It was one-way traffic, Preston looked punch drunk and in need of a break. So down went Cornell, asking for treatment. Whether or not it was his intention, the stoppage flattened the game and with it the atmosphere. Preston sobered up and began to dish out punishment of their own, without the football. Liam Lindsay wiped out Glen Kamara to see yellow. Ben Whiteman had a nibble of Rutter's ankle and yet the latter took the caution. Leeds fired back, Kamara's high boot and Firpo's follow-through giving Preston their own cause for complaint to referee David Webb.

The angst was bringing a subdued Elland Road back to life, but that heightened the risk of Leeds' losing their heads. When Gray was shoved off the pitch into the advertising boards he wanted a piece of Robbie Brady, whereas his manager wanted peace so his players could focus on scoring in the final few minutes. Ryan Ledson's crude lunge on the excellent Gruev and the melee that followed suggested they might be falling into the same trap that ensnared Meslier at Deepdale.

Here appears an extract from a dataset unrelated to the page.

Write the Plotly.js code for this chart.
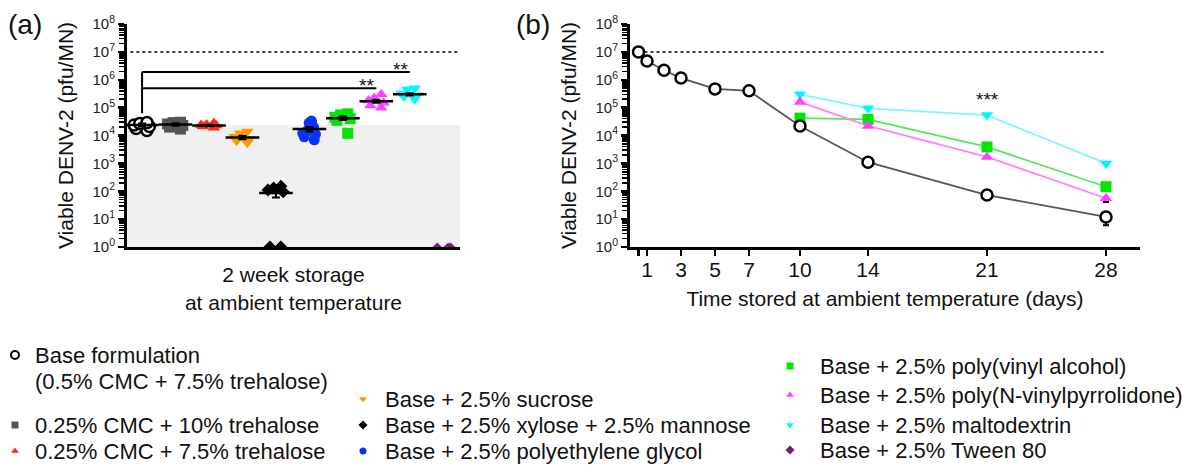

But even as the kicking and screaming continued - Summerville nutmegged and bypassed Layton Stewart only to be cut down to bring another howl of anger from Elland Road - Leeds stuck to their task, pressing forward, creating danger and winning corners. Their reward, in stoppage time, was a penalty, awarded for a handball, that substitute Joel Piroe drove into the net to bring down the house and the heavyweight. Lowe said it wasn’t a penalty, when it was, and insisted Preston matched Leeds when they really didn’t. There was a measure of irony in his belief that Joe Rodon had committed a foul with a fairly routine aerial battle prior to the penalty award. But keeping the main thing the main thing, this was actually the right result because although both teams were simply carrying out their manager’s plan and trying to play to strengths – Preston are very effective at what they do – Leeds did enough to deserve the win by playing almost all of the actual football.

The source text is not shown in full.